» **What the task asks**
Go through the entries below and collect each line with the string "that" in it.

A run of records
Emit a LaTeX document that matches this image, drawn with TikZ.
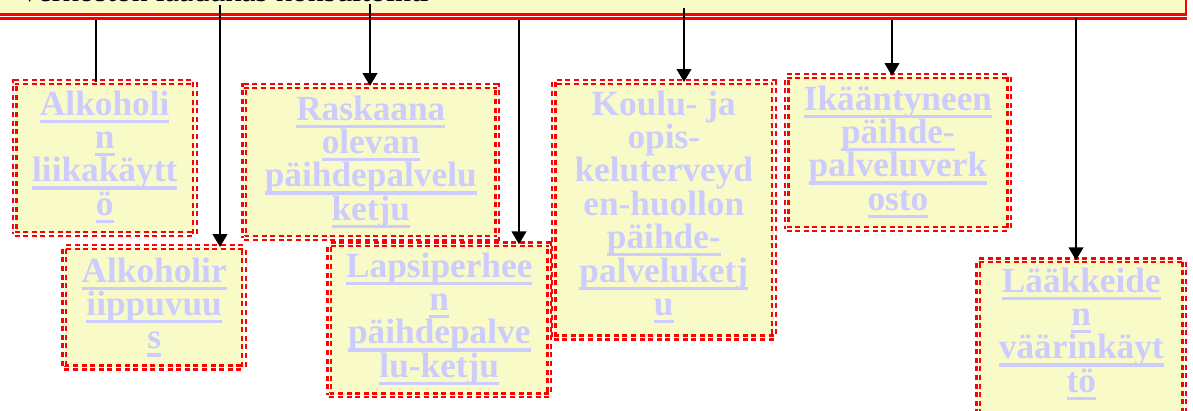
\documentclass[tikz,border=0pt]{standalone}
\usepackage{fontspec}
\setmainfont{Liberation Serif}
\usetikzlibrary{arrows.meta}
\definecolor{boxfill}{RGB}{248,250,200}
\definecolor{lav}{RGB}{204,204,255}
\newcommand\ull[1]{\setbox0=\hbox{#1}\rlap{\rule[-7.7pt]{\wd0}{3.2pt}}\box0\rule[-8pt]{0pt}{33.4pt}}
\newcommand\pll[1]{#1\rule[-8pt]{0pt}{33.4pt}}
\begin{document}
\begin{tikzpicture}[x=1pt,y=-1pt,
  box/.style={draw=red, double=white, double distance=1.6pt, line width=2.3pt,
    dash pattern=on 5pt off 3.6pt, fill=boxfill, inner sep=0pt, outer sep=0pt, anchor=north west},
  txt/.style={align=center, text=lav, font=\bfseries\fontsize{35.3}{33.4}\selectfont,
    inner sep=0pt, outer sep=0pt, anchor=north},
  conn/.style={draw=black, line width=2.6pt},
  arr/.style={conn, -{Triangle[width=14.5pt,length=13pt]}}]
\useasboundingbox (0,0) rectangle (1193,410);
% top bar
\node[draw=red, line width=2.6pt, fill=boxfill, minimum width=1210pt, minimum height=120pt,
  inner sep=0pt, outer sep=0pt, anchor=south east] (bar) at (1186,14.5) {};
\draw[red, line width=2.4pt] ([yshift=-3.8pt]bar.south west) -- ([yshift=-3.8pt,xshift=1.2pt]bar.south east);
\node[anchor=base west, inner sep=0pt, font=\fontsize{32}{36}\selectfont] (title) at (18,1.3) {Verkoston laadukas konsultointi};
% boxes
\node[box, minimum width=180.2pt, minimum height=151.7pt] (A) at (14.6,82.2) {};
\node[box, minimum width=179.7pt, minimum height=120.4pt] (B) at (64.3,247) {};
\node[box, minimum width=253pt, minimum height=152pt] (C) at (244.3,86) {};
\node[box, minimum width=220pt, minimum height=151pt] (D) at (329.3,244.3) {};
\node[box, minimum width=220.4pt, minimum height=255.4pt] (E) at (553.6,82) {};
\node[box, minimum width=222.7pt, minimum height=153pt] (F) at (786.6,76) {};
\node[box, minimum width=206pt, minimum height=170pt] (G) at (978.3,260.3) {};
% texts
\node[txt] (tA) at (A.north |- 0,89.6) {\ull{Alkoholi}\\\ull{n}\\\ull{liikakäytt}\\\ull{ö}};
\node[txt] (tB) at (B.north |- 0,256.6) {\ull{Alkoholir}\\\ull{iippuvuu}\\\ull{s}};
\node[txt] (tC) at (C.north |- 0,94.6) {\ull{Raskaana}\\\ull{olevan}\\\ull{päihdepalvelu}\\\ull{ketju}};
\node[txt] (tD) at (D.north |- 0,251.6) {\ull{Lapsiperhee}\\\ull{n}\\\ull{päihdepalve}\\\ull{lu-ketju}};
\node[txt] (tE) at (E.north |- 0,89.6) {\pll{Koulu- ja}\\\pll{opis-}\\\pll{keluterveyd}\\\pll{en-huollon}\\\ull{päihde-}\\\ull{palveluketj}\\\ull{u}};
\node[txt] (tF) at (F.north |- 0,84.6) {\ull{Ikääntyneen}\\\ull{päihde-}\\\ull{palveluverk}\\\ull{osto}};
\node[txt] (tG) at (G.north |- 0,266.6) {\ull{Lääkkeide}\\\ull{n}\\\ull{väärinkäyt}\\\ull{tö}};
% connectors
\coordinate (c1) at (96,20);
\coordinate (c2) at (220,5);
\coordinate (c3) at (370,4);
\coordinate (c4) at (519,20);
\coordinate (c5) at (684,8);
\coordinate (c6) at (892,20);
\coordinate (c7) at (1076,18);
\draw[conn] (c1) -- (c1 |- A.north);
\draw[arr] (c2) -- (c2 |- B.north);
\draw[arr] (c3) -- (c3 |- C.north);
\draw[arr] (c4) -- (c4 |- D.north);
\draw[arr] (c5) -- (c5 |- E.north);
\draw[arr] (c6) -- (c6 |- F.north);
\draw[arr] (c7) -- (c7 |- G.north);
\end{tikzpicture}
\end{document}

...

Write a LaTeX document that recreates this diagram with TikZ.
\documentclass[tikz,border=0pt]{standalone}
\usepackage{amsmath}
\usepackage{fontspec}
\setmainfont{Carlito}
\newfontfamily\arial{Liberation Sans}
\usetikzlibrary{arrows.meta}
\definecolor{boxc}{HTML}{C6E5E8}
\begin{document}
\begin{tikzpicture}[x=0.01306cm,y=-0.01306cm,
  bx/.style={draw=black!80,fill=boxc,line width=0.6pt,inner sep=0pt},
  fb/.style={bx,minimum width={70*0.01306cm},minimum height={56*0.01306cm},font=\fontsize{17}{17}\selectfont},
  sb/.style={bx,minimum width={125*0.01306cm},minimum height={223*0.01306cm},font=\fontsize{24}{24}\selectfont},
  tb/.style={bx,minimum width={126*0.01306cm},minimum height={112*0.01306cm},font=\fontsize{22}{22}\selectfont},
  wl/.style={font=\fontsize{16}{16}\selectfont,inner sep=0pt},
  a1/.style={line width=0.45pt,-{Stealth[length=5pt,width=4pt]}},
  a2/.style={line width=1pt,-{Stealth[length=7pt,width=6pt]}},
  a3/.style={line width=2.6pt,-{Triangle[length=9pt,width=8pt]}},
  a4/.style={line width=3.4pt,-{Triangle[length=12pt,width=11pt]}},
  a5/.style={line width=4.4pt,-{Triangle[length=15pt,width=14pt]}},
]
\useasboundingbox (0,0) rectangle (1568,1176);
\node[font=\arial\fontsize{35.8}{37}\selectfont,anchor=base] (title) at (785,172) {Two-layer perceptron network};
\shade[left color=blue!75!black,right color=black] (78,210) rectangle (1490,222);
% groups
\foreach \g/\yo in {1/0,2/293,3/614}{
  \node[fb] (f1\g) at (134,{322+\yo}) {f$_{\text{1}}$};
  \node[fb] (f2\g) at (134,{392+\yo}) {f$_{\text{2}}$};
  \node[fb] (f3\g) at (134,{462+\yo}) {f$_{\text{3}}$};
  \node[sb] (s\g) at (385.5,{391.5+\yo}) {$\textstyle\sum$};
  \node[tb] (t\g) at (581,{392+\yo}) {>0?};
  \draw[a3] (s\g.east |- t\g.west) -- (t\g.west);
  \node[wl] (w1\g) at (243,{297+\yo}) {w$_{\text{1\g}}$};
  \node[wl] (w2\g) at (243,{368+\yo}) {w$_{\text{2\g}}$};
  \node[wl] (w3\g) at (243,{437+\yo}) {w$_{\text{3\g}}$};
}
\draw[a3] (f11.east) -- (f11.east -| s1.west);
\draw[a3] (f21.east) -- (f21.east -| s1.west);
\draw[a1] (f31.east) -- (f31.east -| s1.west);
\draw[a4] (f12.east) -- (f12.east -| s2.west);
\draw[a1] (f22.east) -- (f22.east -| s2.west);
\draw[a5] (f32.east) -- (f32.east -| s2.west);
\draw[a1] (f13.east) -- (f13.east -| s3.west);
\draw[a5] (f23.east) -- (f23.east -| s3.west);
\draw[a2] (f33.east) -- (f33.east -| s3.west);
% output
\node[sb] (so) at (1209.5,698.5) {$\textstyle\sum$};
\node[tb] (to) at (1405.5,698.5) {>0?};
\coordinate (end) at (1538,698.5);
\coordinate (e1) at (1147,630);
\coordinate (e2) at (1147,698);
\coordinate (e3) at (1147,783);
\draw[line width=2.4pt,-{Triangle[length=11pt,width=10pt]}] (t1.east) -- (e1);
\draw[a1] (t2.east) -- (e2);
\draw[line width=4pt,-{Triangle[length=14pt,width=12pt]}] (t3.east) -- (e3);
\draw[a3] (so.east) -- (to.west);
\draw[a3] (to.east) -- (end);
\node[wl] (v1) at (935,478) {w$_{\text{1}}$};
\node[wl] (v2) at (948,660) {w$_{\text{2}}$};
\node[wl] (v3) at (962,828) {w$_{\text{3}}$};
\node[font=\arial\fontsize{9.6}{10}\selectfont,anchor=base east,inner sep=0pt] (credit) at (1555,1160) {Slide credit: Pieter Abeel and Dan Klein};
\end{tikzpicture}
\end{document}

» **Answer to the problem**
Emit a LaTeX document that matches this image, drawn with TikZ.
Write a LaTeX document that recreates this diagram with TikZ.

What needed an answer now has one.